#### Your instructions
Retype the data exactly, from its first line to the line containing "-10, 0, 10, 20]", including both, and skip any picture.

#### Data extract

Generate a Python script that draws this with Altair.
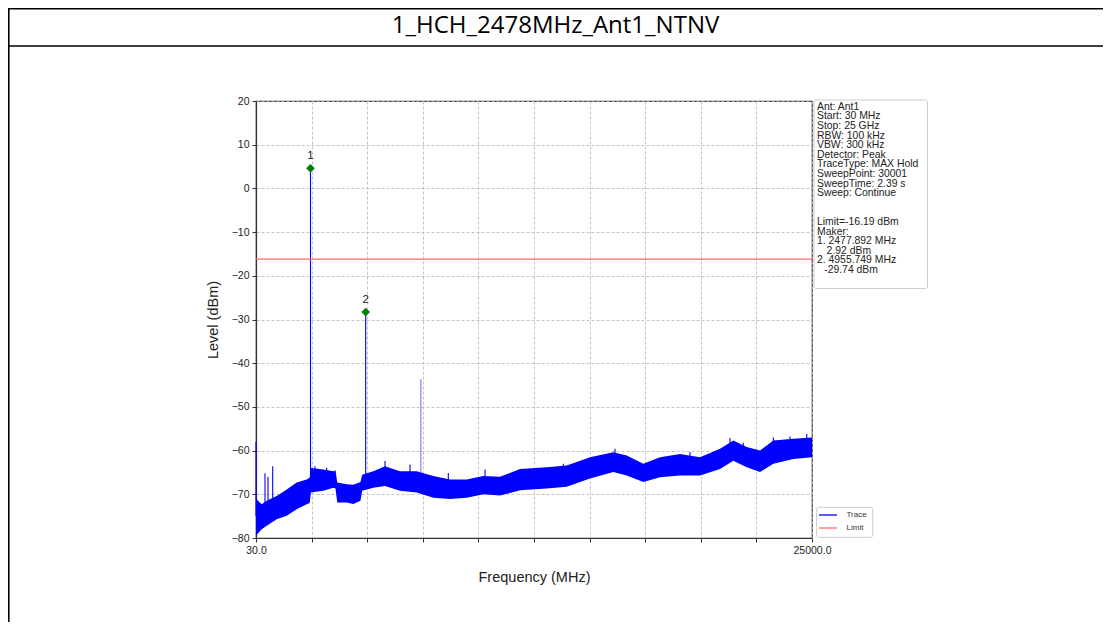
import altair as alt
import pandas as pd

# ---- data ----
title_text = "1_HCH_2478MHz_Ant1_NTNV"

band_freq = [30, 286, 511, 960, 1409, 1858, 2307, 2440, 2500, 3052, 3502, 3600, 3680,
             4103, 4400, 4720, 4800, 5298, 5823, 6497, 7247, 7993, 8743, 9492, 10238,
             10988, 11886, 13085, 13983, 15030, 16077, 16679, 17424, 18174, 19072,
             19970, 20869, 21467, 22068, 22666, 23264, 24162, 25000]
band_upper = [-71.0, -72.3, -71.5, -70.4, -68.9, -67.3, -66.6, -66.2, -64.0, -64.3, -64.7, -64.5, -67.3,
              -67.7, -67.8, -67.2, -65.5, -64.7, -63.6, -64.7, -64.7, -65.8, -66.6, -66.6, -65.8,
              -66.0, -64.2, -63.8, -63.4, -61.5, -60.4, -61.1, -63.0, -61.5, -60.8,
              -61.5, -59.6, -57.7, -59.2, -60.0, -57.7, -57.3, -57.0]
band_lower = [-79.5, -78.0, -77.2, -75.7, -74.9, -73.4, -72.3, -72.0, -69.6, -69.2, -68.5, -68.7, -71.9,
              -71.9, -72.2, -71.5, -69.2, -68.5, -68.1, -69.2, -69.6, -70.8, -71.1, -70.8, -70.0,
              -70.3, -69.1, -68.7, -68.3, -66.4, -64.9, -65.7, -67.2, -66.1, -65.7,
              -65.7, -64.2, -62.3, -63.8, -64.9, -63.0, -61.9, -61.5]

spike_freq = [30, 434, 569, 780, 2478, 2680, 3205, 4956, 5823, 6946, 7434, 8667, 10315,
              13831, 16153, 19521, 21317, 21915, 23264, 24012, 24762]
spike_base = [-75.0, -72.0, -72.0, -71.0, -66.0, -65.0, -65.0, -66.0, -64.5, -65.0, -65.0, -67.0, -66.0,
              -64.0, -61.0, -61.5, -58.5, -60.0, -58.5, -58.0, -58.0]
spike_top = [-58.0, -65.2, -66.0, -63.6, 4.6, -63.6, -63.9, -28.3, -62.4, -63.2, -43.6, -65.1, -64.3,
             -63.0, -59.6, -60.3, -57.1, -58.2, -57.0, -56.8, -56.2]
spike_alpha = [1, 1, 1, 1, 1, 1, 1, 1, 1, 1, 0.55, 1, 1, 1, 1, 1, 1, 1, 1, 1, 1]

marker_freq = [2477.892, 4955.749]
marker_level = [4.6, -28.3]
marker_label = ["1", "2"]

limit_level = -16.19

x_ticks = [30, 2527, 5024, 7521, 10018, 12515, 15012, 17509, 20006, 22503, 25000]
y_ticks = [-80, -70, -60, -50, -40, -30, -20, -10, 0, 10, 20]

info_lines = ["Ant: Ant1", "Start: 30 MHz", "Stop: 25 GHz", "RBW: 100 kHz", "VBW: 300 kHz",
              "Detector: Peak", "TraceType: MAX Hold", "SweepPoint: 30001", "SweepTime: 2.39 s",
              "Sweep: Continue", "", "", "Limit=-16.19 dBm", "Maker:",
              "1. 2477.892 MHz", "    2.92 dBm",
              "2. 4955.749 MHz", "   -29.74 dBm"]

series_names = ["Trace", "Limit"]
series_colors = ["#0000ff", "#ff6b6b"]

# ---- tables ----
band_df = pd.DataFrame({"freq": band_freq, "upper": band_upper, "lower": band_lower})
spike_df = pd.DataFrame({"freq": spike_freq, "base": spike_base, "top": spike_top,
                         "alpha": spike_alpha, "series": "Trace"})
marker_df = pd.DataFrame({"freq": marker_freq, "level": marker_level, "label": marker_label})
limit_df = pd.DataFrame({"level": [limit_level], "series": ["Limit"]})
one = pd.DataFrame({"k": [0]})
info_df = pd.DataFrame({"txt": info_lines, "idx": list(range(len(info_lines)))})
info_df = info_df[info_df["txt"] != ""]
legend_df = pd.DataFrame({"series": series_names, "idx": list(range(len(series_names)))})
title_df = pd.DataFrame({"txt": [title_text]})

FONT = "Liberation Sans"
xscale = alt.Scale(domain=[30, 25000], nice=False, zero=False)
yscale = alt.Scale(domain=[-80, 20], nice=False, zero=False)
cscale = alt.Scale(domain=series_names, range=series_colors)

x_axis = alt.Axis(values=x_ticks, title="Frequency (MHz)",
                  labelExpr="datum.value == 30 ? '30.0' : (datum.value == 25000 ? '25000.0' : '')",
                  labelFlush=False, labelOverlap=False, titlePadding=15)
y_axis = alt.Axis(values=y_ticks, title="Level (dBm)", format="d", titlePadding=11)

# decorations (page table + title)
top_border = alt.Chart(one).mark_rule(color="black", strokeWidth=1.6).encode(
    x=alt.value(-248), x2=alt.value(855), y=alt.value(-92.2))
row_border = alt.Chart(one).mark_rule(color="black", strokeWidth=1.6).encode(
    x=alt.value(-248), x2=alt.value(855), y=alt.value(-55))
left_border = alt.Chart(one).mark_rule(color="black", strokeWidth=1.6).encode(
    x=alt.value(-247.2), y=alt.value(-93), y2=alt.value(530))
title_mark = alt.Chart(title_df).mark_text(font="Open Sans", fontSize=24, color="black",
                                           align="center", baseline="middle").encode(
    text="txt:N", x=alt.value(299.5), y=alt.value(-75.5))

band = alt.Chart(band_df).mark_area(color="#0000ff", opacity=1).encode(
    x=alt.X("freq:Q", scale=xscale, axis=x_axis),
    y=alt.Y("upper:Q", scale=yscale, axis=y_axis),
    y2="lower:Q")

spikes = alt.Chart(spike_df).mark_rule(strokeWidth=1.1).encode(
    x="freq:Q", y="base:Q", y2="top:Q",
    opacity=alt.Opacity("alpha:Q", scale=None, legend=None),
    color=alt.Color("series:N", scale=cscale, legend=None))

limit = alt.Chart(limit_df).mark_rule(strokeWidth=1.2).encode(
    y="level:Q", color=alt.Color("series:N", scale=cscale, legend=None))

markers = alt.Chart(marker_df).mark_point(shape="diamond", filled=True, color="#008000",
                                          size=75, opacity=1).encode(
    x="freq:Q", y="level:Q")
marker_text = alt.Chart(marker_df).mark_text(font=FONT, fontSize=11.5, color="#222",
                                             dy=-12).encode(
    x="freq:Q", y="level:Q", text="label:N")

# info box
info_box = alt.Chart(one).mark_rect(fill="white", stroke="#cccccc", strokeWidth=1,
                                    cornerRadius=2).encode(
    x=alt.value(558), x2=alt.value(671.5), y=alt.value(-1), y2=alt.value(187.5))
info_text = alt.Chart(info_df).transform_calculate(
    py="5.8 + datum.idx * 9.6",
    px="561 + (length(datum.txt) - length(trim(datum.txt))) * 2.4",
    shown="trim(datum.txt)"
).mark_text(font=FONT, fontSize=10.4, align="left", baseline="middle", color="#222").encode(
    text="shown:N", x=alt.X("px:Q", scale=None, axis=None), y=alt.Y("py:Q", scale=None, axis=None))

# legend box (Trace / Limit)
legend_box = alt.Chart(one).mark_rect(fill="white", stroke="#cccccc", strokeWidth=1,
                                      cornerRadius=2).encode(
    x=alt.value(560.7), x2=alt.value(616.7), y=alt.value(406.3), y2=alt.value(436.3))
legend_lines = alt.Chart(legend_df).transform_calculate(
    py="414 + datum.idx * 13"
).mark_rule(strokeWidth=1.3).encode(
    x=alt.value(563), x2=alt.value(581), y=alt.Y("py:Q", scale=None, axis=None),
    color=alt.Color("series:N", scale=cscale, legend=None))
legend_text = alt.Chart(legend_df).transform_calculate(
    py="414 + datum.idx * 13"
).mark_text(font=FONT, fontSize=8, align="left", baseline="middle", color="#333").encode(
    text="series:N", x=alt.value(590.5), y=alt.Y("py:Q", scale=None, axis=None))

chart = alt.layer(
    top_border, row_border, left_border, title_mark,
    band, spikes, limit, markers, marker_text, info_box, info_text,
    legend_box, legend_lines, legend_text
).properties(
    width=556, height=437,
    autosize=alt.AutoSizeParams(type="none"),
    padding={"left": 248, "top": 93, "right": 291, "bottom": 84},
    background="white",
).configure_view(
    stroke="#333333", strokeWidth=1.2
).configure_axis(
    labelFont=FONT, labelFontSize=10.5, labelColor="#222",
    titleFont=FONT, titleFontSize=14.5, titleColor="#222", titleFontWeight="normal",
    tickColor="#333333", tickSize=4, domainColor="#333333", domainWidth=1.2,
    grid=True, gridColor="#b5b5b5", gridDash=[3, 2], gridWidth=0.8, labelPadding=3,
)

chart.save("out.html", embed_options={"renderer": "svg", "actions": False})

#### Full output
Generate a Python script that draws this with Altair.
import altair as alt
import pandas as pd

# ---- data ----
title_text = "1_HCH_2478MHz_Ant1_NTNV"

band_freq = [30, 286, 511, 960, 1409, 1858, 2307, 2440, 2500, 3052, 3502, 3600, 3680,
             4103, 4400, 4720, 4800, 5298, 5823, 6497, 7247, 7993, 8743, 9492, 10238,
             10988, 11886, 13085, 13983, 15030, 16077, 16679, 17424, 18174, 19072,
             19970, 20869, 21467, 22068, 22666, 23264, 24162, 25000]
band_upper = [-71.0, -72.3, -71.5, -70.4, -68.9, -67.3, -66.6, -66.2, -64.0, -64.3, -64.7, -64.5, -67.3,
              -67.7, -67.8, -67.2, -65.5, -64.7, -63.6, -64.7, -64.7, -65.8, -66.6, -66.6, -65.8,
              -66.0, -64.2, -63.8, -63.4, -61.5, -60.4, -61.1, -63.0, -61.5, -60.8,
              -61.5, -59.6, -57.7, -59.2, -60.0, -57.7, -57.3, -57.0]
band_lower = [-79.5, -78.0, -77.2, -75.7, -74.9, -73.4, -72.3, -72.0, -69.6, -69.2, -68.5, -68.7, -71.9,
              -71.9, -72.2, -71.5, -69.2, -68.5, -68.1, -69.2, -69.6, -70.8, -71.1, -70.8, -70.0,
              -70.3, -69.1, -68.7, -68.3, -66.4, -64.9, -65.7, -67.2, -66.1, -65.7,
              -65.7, -64.2, -62.3, -63.8, -64.9, -63.0, -61.9, -61.5]

spike_freq = [30, 434, 569, 780, 2478, 2680, 3205, 4956, 5823, 6946, 7434, 8667, 10315,
              13831, 16153, 19521, 21317, 21915, 23264, 24012, 24762]
spike_base = [-75.0, -72.0, -72.0, -71.0, -66.0, -65.0, -65.0, -66.0, -64.5, -65.0, -65.0, -67.0, -66.0,
              -64.0, -61.0, -61.5, -58.5, -60.0, -58.5, -58.0, -58.0]
spike_top = [-58.0, -65.2, -66.0, -63.6, 4.6, -63.6, -63.9, -28.3, -62.4, -63.2, -43.6, -65.1, -64.3,
             -63.0, -59.6, -60.3, -57.1, -58.2, -57.0, -56.8, -56.2]
spike_alpha = [1, 1, 1, 1, 1, 1, 1, 1, 1, 1, 0.55, 1, 1, 1, 1, 1, 1, 1, 1, 1, 1]

marker_freq = [2477.892, 4955.749]
marker_level = [4.6, -28.3]
marker_label = ["1", "2"]

limit_level = -16.19

x_ticks = [30, 2527, 5024, 7521, 10018, 12515, 15012, 17509, 20006, 22503, 25000]
y_ticks = [-80, -70, -60, -50, -40, -30, -20, -10, 0, 10, 20]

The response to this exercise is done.